* _EXERCISE REQUIREMENTS_
Copy out exactly the lines spanning the line with "What matplotlib code" to the line with "edgecolor=GRID, hatch='\\\\\\\\', lw=0, zorder=0))", inclusive, from the data underneath, with no pictures.
- - - - -
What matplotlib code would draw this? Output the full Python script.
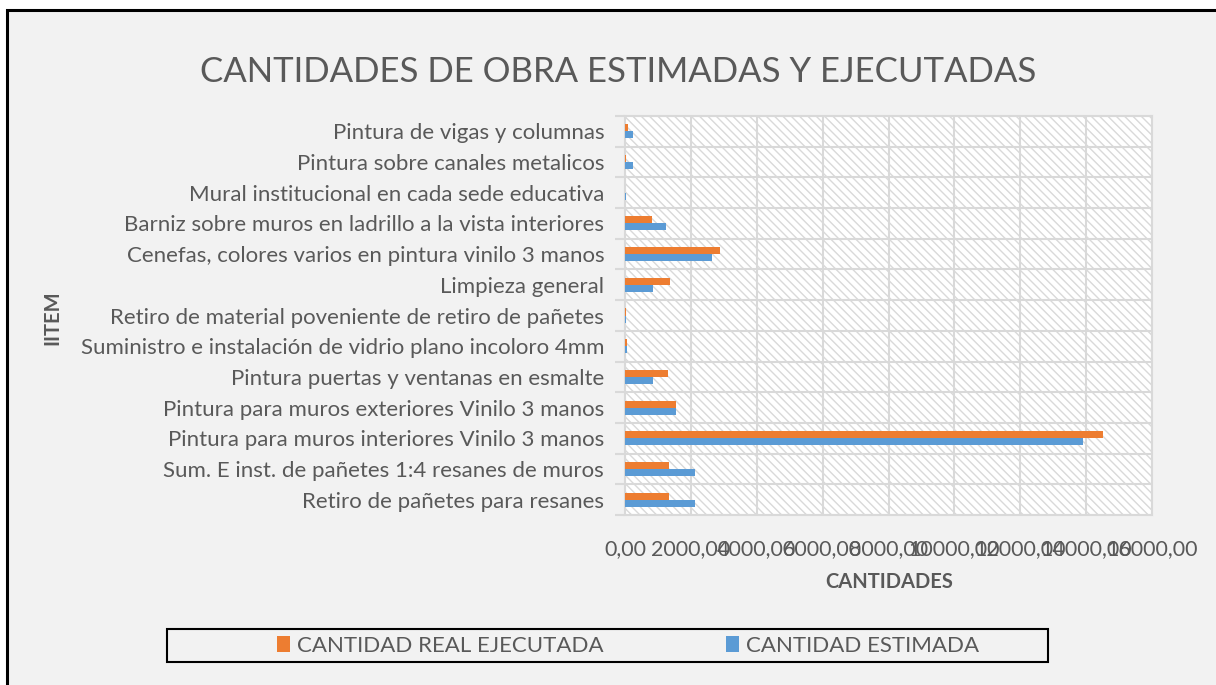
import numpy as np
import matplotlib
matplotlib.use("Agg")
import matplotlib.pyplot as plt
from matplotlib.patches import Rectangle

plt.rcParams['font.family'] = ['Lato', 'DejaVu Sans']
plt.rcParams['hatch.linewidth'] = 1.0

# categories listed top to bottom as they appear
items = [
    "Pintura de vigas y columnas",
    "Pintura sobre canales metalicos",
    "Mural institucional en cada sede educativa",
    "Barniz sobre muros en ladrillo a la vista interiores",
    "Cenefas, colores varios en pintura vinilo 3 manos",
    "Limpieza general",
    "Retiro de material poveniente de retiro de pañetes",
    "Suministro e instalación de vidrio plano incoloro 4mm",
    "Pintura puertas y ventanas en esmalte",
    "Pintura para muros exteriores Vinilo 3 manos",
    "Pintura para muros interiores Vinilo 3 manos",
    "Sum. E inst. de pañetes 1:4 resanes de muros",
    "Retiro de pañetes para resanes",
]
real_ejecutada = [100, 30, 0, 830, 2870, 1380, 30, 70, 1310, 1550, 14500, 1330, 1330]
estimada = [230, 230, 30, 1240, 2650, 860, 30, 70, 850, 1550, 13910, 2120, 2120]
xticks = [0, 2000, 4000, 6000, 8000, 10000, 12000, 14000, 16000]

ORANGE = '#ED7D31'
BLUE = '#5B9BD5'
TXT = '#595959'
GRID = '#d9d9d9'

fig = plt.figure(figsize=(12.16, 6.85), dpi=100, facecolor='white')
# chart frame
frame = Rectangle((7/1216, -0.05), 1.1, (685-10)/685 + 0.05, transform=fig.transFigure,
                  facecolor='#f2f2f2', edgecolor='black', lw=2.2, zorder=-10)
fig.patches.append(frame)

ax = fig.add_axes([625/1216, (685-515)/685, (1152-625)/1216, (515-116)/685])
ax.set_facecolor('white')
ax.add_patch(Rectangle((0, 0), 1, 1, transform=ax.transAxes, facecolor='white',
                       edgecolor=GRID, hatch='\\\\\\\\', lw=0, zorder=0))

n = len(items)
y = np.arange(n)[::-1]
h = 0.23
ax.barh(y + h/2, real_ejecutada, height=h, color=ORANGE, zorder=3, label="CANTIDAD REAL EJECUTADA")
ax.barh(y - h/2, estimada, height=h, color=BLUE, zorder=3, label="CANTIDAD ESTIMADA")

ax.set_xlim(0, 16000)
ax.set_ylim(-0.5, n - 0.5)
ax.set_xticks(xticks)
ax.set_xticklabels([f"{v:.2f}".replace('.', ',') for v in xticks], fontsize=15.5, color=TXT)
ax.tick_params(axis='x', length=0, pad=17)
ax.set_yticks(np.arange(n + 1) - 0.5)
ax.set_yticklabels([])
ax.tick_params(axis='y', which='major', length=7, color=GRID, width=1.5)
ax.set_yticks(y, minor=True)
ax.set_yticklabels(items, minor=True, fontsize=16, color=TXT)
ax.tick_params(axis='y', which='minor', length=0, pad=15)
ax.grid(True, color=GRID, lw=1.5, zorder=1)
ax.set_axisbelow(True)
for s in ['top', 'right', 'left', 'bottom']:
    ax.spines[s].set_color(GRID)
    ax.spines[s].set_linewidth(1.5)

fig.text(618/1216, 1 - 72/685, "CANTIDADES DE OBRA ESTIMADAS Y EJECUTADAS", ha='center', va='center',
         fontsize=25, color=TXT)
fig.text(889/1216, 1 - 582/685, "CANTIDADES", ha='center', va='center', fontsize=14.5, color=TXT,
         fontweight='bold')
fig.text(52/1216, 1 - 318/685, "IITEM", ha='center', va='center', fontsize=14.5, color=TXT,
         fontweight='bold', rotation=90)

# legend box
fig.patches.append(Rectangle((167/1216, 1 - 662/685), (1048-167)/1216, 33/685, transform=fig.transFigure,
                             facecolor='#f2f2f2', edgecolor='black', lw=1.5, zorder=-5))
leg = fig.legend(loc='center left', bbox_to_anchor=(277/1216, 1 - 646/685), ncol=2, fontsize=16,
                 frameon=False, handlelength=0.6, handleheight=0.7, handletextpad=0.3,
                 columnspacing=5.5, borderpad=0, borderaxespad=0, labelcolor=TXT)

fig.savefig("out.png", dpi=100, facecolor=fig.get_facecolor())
- - - - -
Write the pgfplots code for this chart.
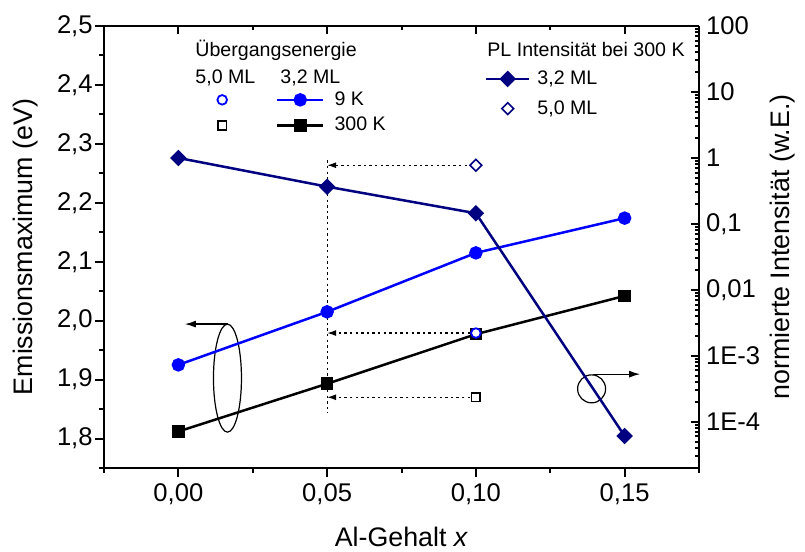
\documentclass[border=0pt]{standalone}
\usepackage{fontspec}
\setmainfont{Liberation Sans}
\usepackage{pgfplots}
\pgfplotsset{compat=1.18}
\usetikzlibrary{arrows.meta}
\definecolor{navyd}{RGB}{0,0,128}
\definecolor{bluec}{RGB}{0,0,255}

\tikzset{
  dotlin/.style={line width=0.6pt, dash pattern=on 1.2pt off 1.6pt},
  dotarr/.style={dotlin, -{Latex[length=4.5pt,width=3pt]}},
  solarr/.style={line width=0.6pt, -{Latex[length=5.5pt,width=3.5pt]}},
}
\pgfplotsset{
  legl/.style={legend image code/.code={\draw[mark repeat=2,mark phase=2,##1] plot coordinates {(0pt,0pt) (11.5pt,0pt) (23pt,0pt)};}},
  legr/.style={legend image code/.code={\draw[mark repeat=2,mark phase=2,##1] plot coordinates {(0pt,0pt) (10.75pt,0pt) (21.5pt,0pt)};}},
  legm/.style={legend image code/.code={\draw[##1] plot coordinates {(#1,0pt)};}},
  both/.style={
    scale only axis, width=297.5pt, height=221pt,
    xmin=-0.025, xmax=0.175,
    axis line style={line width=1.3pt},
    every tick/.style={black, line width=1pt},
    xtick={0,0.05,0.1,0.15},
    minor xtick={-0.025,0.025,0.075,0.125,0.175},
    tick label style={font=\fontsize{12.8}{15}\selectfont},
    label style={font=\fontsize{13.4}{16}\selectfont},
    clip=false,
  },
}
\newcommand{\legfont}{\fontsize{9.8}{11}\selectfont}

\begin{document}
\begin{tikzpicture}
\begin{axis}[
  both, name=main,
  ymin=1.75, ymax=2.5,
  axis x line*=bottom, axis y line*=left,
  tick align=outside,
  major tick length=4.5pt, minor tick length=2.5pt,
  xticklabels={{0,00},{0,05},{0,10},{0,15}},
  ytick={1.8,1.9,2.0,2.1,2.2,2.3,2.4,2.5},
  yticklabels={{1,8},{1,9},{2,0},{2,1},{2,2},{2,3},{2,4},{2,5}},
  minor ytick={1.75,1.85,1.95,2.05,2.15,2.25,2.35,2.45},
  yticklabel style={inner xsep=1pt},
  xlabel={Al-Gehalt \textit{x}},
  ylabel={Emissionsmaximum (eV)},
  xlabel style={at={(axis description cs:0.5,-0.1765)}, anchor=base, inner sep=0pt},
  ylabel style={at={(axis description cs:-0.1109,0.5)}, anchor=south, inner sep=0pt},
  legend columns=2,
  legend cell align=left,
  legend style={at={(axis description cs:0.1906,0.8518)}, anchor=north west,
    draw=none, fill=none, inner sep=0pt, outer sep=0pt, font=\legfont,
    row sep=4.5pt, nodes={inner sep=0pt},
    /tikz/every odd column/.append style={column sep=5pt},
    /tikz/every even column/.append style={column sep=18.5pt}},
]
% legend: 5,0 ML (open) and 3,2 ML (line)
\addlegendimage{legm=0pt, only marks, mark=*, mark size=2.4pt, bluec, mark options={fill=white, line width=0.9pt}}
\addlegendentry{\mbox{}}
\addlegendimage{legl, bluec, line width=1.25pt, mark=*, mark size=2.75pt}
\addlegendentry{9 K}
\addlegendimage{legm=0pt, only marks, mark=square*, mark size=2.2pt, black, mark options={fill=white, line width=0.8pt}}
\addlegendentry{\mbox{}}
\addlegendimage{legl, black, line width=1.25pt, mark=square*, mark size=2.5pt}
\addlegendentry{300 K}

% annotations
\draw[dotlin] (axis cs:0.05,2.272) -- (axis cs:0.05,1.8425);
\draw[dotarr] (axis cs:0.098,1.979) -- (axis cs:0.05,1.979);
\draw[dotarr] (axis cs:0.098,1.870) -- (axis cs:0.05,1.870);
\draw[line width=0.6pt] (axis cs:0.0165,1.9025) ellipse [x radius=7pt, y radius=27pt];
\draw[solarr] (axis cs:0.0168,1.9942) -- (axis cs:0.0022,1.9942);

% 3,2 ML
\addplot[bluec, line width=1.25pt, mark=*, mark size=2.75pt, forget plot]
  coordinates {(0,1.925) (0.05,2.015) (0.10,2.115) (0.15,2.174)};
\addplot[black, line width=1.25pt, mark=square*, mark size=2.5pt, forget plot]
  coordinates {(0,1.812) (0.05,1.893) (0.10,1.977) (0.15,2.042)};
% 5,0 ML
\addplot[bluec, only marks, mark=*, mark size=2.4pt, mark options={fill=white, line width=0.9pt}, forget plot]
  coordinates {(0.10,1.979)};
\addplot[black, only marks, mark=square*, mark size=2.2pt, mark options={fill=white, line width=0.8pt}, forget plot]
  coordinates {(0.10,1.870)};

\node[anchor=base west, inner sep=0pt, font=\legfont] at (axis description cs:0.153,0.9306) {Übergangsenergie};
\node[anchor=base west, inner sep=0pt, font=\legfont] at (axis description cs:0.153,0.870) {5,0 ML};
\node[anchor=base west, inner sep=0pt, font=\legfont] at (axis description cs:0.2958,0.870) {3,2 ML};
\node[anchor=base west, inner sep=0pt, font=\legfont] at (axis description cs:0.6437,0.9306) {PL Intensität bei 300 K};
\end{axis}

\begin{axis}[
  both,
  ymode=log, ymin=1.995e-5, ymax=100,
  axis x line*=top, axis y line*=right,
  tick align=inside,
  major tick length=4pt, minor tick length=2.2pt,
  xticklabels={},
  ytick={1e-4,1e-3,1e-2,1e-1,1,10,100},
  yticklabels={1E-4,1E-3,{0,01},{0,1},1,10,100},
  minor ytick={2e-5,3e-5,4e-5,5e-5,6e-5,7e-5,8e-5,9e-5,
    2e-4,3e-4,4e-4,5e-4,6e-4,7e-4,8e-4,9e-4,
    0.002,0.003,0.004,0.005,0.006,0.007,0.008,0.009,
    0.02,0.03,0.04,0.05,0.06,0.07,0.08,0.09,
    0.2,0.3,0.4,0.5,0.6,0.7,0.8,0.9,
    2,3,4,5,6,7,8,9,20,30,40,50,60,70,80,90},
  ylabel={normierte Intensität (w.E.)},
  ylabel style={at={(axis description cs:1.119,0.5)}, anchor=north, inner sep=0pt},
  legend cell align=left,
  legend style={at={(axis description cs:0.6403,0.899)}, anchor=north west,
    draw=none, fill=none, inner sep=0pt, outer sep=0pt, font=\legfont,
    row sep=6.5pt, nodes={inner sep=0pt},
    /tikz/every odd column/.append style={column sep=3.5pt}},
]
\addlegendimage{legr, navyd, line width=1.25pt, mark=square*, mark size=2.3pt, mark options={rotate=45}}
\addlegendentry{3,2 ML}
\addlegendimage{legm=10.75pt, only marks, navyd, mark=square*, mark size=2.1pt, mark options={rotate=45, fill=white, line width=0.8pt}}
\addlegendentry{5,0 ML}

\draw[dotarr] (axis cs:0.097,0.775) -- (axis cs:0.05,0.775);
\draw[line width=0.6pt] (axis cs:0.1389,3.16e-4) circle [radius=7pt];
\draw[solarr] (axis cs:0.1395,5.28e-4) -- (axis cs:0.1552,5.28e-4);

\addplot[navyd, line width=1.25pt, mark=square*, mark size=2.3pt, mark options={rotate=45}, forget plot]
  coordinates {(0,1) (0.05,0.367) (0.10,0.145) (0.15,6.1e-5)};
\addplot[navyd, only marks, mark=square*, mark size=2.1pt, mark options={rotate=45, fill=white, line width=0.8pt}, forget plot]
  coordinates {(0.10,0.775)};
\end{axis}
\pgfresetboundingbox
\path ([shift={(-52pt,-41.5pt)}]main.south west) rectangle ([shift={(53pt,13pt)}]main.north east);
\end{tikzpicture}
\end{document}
- - - - -
* _FINISHED EXERCISE_
What matplotlib code would draw this? Output the full Python script.
import numpy as np
import matplotlib
matplotlib.use("Agg")
import matplotlib.pyplot as plt
from matplotlib.patches import Rectangle

plt.rcParams['font.family'] = ['Lato', 'DejaVu Sans']
plt.rcParams['hatch.linewidth'] = 1.0

# categories listed top to bottom as they appear
items = [
    "Pintura de vigas y columnas",
    "Pintura sobre canales metalicos",
    "Mural institucional en cada sede educativa",
    "Barniz sobre muros en ladrillo a la vista interiores",
    "Cenefas, colores varios en pintura vinilo 3 manos",
    "Limpieza general",
    "Retiro de material poveniente de retiro de pañetes",
    "Suministro e instalación de vidrio plano incoloro 4mm",
    "Pintura puertas y ventanas en esmalte",
    "Pintura para muros exteriores Vinilo 3 manos",
    "Pintura para muros interiores Vinilo 3 manos",
    "Sum. E inst. de pañetes 1:4 resanes de muros",
    "Retiro de pañetes para resanes",
]
real_ejecutada = [100, 30, 0, 830, 2870, 1380, 30, 70, 1310, 1550, 14500, 1330, 1330]
estimada = [230, 230, 30, 1240, 2650, 860, 30, 70, 850, 1550, 13910, 2120, 2120]
xticks = [0, 2000, 4000, 6000, 8000, 10000, 12000, 14000, 16000]

ORANGE = '#ED7D31'
BLUE = '#5B9BD5'
TXT = '#595959'
GRID = '#d9d9d9'

fig = plt.figure(figsize=(12.16, 6.85), dpi=100, facecolor='white')
# chart frame
frame = Rectangle((7/1216, -0.05), 1.1, (685-10)/685 + 0.05, transform=fig.transFigure,
                  facecolor='#f2f2f2', edgecolor='black', lw=2.2, zorder=-10)
fig.patches.append(frame)

ax = fig.add_axes([625/1216, (685-515)/685, (1152-625)/1216, (515-116)/685])
ax.set_facecolor('white')
ax.add_patch(Rectangle((0, 0), 1, 1, transform=ax.transAxes, facecolor='white',
                       edgecolor=GRID, hatch='\\\\\\\\', lw=0, zorder=0))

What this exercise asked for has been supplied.